For self-employed borrowers, it can seem particularly difficult to get a mortgage given the detail of documentation required. However, since August 2015, Fannie Mae has been working with a more relaxed set of guidelines for self-employed.
The looser guidelines focus on three key areas…
- Self-employed borrowers with no history of taking a paycheck
- Self-employed borrowers who don’t have two years of Federal Returns to support their business income
- Salaried borrowers with a second, self-employment job for which income is not required to qualify
For Self-employed borrowers without two years tax returns, guidelines have been loosened to allow one year of returns, provided that those returns show 12 months self-employment income.
Plan in advance for your mortgage…
To qualify for a mortgage in the next couple of years, self-employed borrowers should speak with an accountant and a mortgage professional now. It’s important to know how much income will be necessary based on the price range of the home you’re trying to purchase or refinance.

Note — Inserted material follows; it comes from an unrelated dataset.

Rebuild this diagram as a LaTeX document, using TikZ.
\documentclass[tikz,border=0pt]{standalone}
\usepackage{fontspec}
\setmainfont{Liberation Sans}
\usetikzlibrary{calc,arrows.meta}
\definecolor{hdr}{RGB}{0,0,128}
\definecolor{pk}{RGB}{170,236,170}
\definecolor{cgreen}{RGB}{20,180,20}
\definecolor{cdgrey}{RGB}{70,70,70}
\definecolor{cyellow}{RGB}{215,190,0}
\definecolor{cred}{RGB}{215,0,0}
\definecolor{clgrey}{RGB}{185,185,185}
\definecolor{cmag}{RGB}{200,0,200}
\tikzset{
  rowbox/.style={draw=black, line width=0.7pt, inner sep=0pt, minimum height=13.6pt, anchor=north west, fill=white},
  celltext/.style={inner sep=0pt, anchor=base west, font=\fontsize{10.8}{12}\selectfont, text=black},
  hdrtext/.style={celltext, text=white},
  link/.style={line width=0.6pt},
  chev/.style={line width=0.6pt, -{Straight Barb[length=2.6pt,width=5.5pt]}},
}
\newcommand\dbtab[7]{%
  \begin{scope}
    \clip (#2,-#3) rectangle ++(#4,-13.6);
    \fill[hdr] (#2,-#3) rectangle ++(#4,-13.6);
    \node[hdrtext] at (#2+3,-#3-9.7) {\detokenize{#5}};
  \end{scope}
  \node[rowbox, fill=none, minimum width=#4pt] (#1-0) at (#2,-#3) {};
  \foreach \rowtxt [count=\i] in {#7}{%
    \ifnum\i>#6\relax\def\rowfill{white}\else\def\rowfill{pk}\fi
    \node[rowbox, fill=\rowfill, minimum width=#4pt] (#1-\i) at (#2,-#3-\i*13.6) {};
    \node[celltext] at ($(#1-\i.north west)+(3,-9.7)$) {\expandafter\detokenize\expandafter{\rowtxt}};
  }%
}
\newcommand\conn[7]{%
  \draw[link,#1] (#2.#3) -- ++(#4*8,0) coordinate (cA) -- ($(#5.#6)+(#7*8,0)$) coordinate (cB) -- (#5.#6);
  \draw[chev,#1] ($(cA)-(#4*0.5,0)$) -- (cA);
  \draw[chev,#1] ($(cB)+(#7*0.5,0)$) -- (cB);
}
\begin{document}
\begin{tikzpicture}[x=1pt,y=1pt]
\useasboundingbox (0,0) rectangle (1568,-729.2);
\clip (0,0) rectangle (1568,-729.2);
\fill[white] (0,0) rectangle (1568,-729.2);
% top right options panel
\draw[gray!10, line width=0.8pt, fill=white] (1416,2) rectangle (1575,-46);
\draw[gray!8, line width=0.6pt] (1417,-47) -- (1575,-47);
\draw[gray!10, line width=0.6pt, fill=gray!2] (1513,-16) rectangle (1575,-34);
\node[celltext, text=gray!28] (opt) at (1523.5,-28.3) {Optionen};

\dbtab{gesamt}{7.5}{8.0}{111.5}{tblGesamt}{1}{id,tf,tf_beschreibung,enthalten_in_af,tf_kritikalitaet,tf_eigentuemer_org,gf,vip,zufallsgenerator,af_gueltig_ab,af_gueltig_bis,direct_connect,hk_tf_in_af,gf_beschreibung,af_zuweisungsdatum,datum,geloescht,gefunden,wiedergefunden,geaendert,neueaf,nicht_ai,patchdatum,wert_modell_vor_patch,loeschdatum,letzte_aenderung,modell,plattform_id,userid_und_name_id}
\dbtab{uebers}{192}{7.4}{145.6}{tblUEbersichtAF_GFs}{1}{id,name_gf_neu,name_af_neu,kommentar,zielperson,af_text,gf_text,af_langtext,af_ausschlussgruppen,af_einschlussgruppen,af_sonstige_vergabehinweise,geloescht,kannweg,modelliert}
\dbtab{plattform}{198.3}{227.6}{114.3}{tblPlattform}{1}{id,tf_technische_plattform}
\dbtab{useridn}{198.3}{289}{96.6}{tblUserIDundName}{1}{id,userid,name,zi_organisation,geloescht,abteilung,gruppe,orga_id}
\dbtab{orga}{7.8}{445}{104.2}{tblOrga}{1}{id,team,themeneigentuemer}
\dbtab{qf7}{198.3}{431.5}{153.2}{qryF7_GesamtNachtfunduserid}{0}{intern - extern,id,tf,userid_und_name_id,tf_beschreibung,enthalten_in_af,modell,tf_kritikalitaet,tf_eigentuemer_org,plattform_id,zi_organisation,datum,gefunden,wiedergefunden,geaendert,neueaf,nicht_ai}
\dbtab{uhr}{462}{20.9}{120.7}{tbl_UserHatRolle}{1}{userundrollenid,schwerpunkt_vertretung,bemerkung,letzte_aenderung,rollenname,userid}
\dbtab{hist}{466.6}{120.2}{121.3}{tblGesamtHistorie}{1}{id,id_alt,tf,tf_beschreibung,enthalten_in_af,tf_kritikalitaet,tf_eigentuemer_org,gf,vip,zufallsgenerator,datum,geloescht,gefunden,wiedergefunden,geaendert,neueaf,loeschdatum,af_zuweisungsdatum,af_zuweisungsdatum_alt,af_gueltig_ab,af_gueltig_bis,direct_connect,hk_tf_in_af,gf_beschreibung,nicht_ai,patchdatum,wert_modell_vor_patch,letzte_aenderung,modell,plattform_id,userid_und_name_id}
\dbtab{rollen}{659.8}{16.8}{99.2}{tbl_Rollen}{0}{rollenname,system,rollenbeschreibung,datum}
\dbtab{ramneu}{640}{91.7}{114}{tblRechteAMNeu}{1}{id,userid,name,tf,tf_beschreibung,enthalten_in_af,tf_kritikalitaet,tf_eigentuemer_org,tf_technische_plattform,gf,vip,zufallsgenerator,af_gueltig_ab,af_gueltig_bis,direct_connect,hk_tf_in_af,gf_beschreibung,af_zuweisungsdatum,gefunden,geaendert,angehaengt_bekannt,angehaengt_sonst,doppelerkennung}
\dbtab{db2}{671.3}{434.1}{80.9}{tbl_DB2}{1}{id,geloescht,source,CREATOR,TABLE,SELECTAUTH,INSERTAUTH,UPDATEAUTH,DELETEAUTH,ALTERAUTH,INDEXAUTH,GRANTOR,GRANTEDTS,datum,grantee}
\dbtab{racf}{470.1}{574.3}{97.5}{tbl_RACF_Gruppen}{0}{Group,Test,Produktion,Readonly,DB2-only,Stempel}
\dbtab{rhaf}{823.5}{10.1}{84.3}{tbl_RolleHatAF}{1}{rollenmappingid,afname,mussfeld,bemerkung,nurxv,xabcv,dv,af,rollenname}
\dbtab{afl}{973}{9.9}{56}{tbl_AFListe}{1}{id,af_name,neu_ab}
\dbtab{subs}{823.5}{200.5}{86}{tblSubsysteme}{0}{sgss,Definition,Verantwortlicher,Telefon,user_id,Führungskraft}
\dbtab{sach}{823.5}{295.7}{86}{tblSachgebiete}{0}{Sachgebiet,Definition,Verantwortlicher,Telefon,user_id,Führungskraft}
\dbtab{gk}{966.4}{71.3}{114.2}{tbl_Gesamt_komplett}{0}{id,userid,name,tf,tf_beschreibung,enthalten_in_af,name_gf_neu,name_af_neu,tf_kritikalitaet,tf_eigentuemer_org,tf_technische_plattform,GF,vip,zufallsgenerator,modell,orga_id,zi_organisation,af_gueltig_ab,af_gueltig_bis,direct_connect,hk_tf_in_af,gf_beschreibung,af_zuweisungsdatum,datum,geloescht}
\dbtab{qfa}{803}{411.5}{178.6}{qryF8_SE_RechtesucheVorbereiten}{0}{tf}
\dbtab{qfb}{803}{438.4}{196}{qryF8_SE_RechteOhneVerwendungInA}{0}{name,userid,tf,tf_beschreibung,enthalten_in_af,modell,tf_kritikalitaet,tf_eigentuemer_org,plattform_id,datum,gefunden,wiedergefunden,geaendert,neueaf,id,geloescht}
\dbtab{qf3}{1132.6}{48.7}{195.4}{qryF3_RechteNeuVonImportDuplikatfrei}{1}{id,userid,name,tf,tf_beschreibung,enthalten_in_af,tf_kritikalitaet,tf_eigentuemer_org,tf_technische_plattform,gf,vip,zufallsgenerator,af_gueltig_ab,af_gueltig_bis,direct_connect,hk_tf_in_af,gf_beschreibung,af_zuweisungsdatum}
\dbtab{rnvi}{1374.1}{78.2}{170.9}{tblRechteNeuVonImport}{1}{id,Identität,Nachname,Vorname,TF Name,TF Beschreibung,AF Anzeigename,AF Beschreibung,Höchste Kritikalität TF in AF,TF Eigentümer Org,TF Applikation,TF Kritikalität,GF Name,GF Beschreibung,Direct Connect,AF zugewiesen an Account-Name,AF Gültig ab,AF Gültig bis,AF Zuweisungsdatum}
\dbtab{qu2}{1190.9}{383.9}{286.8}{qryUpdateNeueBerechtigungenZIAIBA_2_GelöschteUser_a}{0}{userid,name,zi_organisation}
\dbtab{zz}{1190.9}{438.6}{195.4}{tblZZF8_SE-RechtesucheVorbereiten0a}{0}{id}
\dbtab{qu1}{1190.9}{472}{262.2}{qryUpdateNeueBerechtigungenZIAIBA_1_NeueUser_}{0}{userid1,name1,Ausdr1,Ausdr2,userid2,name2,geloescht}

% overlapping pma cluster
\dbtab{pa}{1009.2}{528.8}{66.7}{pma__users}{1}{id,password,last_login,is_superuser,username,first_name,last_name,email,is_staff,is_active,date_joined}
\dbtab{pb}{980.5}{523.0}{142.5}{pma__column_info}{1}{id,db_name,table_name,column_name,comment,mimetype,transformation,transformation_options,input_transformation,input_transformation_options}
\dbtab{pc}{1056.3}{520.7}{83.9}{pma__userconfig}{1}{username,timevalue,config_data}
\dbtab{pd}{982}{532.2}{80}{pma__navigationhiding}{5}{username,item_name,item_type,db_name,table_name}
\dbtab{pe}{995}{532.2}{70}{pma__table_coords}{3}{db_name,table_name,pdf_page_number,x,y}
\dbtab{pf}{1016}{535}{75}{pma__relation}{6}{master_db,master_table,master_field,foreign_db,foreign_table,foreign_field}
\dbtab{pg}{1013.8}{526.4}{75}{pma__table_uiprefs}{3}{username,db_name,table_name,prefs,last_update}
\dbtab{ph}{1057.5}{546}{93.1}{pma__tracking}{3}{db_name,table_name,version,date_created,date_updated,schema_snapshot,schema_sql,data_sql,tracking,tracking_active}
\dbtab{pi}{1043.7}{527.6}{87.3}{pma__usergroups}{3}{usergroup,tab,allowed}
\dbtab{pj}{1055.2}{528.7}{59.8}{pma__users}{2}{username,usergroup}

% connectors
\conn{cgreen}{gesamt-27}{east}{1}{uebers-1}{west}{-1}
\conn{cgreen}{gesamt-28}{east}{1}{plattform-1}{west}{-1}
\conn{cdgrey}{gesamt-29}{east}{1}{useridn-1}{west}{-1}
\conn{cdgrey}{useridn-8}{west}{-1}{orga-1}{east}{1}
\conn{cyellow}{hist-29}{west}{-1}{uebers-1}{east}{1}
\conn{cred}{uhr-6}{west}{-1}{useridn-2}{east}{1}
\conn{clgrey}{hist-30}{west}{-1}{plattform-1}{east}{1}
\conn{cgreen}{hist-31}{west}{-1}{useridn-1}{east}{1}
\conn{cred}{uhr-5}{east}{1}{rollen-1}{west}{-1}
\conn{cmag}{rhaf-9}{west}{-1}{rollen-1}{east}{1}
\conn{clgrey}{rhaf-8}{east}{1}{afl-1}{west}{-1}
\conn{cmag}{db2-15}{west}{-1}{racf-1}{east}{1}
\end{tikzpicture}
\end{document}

Unlike salaried workers, self-employed business owners can alter how much they make on paper by writing off more or less in business expenses. A two-year strategy pays off when you eventually apply for a loan.
Generally, self-employment will not hinder your approval as long as you can document the following.
- Adequate income
- Proof of self-employment for at least two years
Documents you should plan to show…
- Two years of personal tax returns
- Two years of business tax returns including schedules K-1, 1120, 1120S
- Business license
- Year-to-date profit and loss statement
- Balance sheet
- Signed CPA letter stating you are still in business
Tax professionals are very accustomed to providing necessary documentation for a mortgage. Your CPA may even be able to email you all your required documentation the same day.